Britain’s borrowing costs are surging as economists warned Britain is particularly exposed to an inflation crisis from the war in Iran.

The yield on 10-year gilts – a benchmark for the cost of servicing the national debt – rose 10 basis points on Thursday.

UK borrowing costs are now at their highest level since February 9, when bond markets reacted to speculation over the future of Sir Keir Starmer’s leadership. It puts them on course for the steepest weekly rise since since May 2023, when traders questioned the Bank of England’s ability to keep a lid on inflation.

It came amid a fresh stock market sell off in London and on Wall Street, with the FTSE 100 closing 1.45pc lower.

Investors are rattled by escalating conflict in the Middle East, fearing the war will strangle energy supplies and push up prices.

Ed Miliband admitted that British households were “exposed” to rising global energy prices after the Iran conflict hit oil and gas supplies.

The Energy Secretary said the country had been left at the mercy of international energy markets after a dramatic drop-off in traffic through the vital Strait of Hormuz.

Around a fifth of the world’s oil and gas passes through the trade route, which has been effectively closed after attacks on tankers.

Mr Miliband told MPs on Thursday that tanker movements had “declined very significantly” through the vital waterway after Iran targeted energy production and infrastructure.

He said that “as when Russia invaded Ukraine, we will be exposed to price competition” when the next Ofgem price cap is calculated from July.

Oil prices jumped as the war in Iran entered its sixth day.
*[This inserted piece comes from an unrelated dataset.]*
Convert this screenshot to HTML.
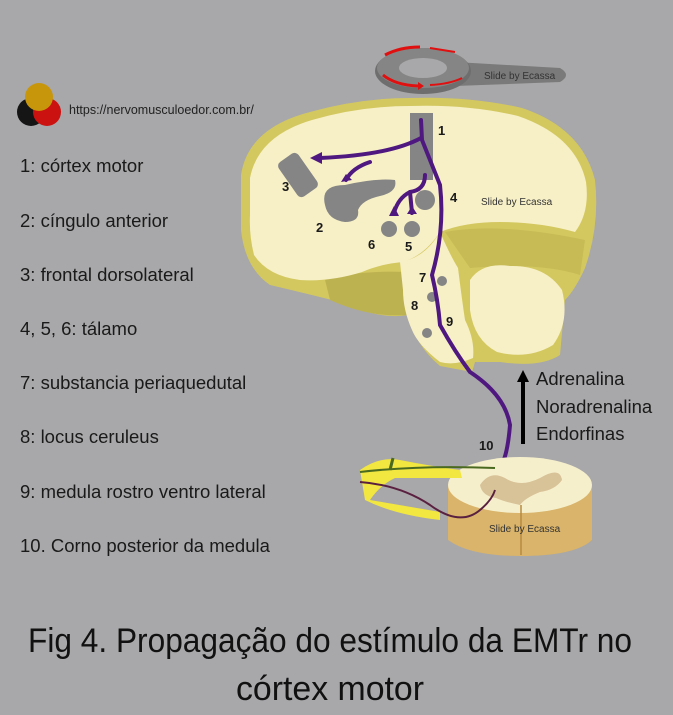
<!DOCTYPE html>
<html><head><meta charset="utf-8"><style>
html,body{margin:0;padding:0;background:#a8a7a9;}
svg{display:block}
text{font-family:"Liberation Sans",sans-serif}
</style></head><body>
<svg width="673" height="715" viewBox="0 0 673 715" xmlns="http://www.w3.org/2000/svg">
<rect width="673" height="715" fill="#a8a7a9"/>
<!-- logo -->
<circle cx="31" cy="112" r="14" fill="#151515"/>
<circle cx="47" cy="112" r="14" fill="#cc1111"/>
<circle cx="39" cy="97" r="14" fill="#c8960a"/>
<text x="69" y="114" font-size="12.5" fill="#222">https://nervomusculoedor.com.br/</text>
<!-- list -->
<g font-size="18.5" fill="#1a1a1a">
<text x="20" y="172">1: córtex motor</text>
<text x="20" y="227">2:  cíngulo anterior</text>
<text x="20" y="281">3: frontal dorsolateral</text>
<text x="20" y="335">4, 5, 6: tálamo</text>
<text x="20" y="389">7: substancia periaquedutal</text>
<text x="20" y="443">8: locus ceruleus</text>
<text x="20" y="498">9: medula rostro ventro lateral</text>
<text x="20" y="552">10. Corno posterior da medula</text>
</g>
<!-- coil -->
<path d="M455 62 L560 68 Q572 75 560 82 L455 86 Z" fill="#7a7a7a"/>
<ellipse cx="423" cy="71" rx="48" ry="23" fill="#6e6e6e"/>
<ellipse cx="423" cy="68" rx="46" ry="20" fill="#858585"/>
<ellipse cx="423" cy="68" rx="24" ry="10" fill="#a8a7a9"/>
<path d="M385 55 Q400 47 420 47" stroke="#e01010" stroke-width="3" fill="none"/>
<path d="M430 48 L455 52" stroke="#e01010" stroke-width="2" fill="none"/>
<path d="M383 75 Q395 85 418 86" stroke="#e01010" stroke-width="3" fill="none"/>
<polygon points="418,82 424,86 418,90" fill="#e01010"/>
<path d="M430 85 Q450 84 462 78" stroke="#e01010" stroke-width="2" fill="none"/>
<text x="484" y="79" font-size="10" fill="#333">Slide by Ecassa</text>
<!-- olive base of brain -->
<path d="M241 175 Q248 128 310 112 Q360 98 410 98 Q470 96 522 108 Q582 128 595 180 Q600 225 585 268 Q575 290 565 300 L560 355 Q540 368 500 362 L475 362 L472 372 L440 366 Q415 345 408 315 Q380 320 340 302 Q300 292 270 285 Q245 268 241 230 Z" fill="#d3c860"/>
<path d="M325 280 Q360 270 405 272 L408 315 Q370 318 330 300 Z" fill="#bdb250"/>
<path d="M445 232 Q500 222 585 240 L580 275 Q540 262 470 268 Z" fill="#c6bb55"/>
<!-- cerebrum cream -->
<path d="M250 178 Q258 136 312 120 Q360 106 410 106 Q468 104 518 116 Q576 136 586 182 Q590 212 575 232 Q540 222 500 222 Q465 222 440 232 Q425 255 403 262 Q380 264 362 272 Q330 282 300 280 Q268 276 254 255 Q249 235 250 215 Z" fill="#f7f0c6"/>
<!-- brainstem -->
<path d="M400 262 Q425 258 440 232 Q450 255 458 268 Q462 300 465 320 Q475 340 473 358 Q455 366 440 362 Q418 345 412 330 Q403 310 403 290 Z" fill="#f7f0c6"/>
<!-- cerebellum -->
<path d="M470 280 Q482 262 510 266 Q545 265 562 290 Q570 322 553 345 Q528 360 497 352 Q474 340 470 310 Z" fill="#f7f0c6"/>
<!-- gray structures -->
<rect x="410" y="113" width="23" height="67" fill="#858585"/>
<rect x="286" y="154" width="24" height="42" rx="5" fill="#858585" transform="rotate(-35 298 175)"/>
<path d="M325 205 Q320 185 345 185 Q375 178 395 180 Q398 192 380 196 Q362 200 358 210 Q360 222 345 222 Q328 220 325 205 Z" fill="#858585"/>
<circle cx="425" cy="200" r="10" fill="#858585"/>
<circle cx="389" cy="229" r="8" fill="#858585"/>
<circle cx="412" cy="229" r="8" fill="#858585"/>
<circle cx="442" cy="281" r="5" fill="#858585"/>
<circle cx="432" cy="297" r="5" fill="#858585"/>
<circle cx="427" cy="333" r="5" fill="#858585"/>
<!-- purple pathways -->
<g stroke="#4f1880" stroke-width="4" fill="none" stroke-linecap="round">
<path d="M421 120 L422 140 Q430 160 440 185 Q445 230 432 275 Q438 300 440 325 Q455 352 470 372 Q505 395 510 425 Q508 450 503 462"/>
<path d="M421 138 Q390 155 320 158"/>
<path d="M370 162 Q352 168 346 180"/>
<path d="M425 175 Q425 190 410 192 Q398 198 394 213"/>
<path d="M410 192 L412 213"/>
</g>
<g fill="#4f1880">
<polygon points="310,158 322,152 322,164"/>
<polygon points="341,182 346,174 352,180"/>
<polygon points="389,216 394,206 399,216"/>
<polygon points="407,214 412,206 417,214"/>
<polygon points="497,460 503,468 508,458"/>
</g>
<!-- labels -->
<g font-size="13" font-weight="bold" fill="#1a1a1a">
<text x="438" y="135">1</text>
<text x="282" y="191">3</text>
<text x="316" y="232">2</text>
<text x="368" y="249">6</text>
<text x="405" y="251">5</text>
<text x="450" y="202">4</text>
<text x="419" y="282">7</text>
<text x="411" y="310">8</text>
<text x="446" y="326">9</text>
<text x="479" y="450">10</text>
</g>
<text x="481" y="205" font-size="10" fill="#333">Slide by Ecassa</text>
<!-- arrow and neurotransmitters -->
<line x1="523" y1="444" x2="523" y2="380" stroke="#000" stroke-width="4"/>
<polygon points="517,382 523,370 529,382" fill="#000"/>
<g font-size="18.5" fill="#1a1a1a">
<text x="536" y="385">Adrenalina</text>
<text x="536" y="413">Noradrenalina</text>
<text x="536" y="440">Endorfinas</text>
</g>
<!-- spinal cord -->
<path d="M448 485 L448 540 Q470 556 520 556 Q575 556 592 540 L592 485 Z" fill="#d9b46a"/>
<ellipse cx="520" cy="485" rx="72" ry="28" fill="#f6efcc"/>
<path d="M480 485 Q490 470 505 478 Q520 488 540 478 Q560 466 562 480 Q555 490 540 492 Q525 498 520 505 Q505 502 496 498 Q482 496 480 485 Z" fill="#d8c298"/>
<line x1="521" y1="505" x2="521" y2="555" stroke="#b88a40" stroke-width="1.5"/>
<path d="M360 470 Q380 456 400 460 Q430 466 460 470 L462 478 Q420 478 395 478 Q380 485 370 500 Q400 505 440 512 L440 520 Q395 515 365 500 Z" fill="#f2e640"/>
<path d="M360 472 Q420 465 495 468" stroke="#4a6a20" stroke-width="2" fill="none"/>
<path d="M390 470 L393 458" stroke="#4a6a20" stroke-width="3" fill="none"/>
<path d="M360 482 Q400 485 430 505 Q460 527 480 510 Q492 500 495 490" stroke="#5a2040" stroke-width="2" fill="none"/>
<text x="489" y="532" font-size="10" fill="#333">Slide by Ecassa</text>
<!-- caption -->
<text x="28" y="652" font-size="34" fill="#111" textLength="604" lengthAdjust="spacingAndGlyphs">Fig 4. Propagação do estímulo da EMTr  no</text>
<text x="236" y="700" font-size="34" fill="#111" textLength="188" lengthAdjust="spacingAndGlyphs">córtex motor</text>
</svg>
</body></html>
A barrel of Brent crude, the international standard, rose 3.8pc to $84.52, up from around $70 last week.

Michael Saunders, a former Bank of England rate setter, warned that Britain was particularly vulnerable to an energy shock because of its reliance on imports.

Mr Saunders said inflation was likely to remain higher for longer, warning that it could be closer to 3pc than the Bank’s 2pc target by the end of the year.

Mr Saunders said he expected any “sustained energy price surge” to prompt the government to step in to help pay household energy bills given that “the government’s popularity is low and its political strategy is heavily focused on ‘cost of living’ issues.”

Mr Miliband also hinted the government would consider financial support for households if needed.

Stressing that the impact on households would “depend on the length of time for which this crisis lasts”, he added: “As we continue to monitor the effects of these events, the House and the country should be in no doubt that the Prime Minister’s number one priority is to tackle the cost of living crisis that affects families across Britain, however long this crisis lasts.”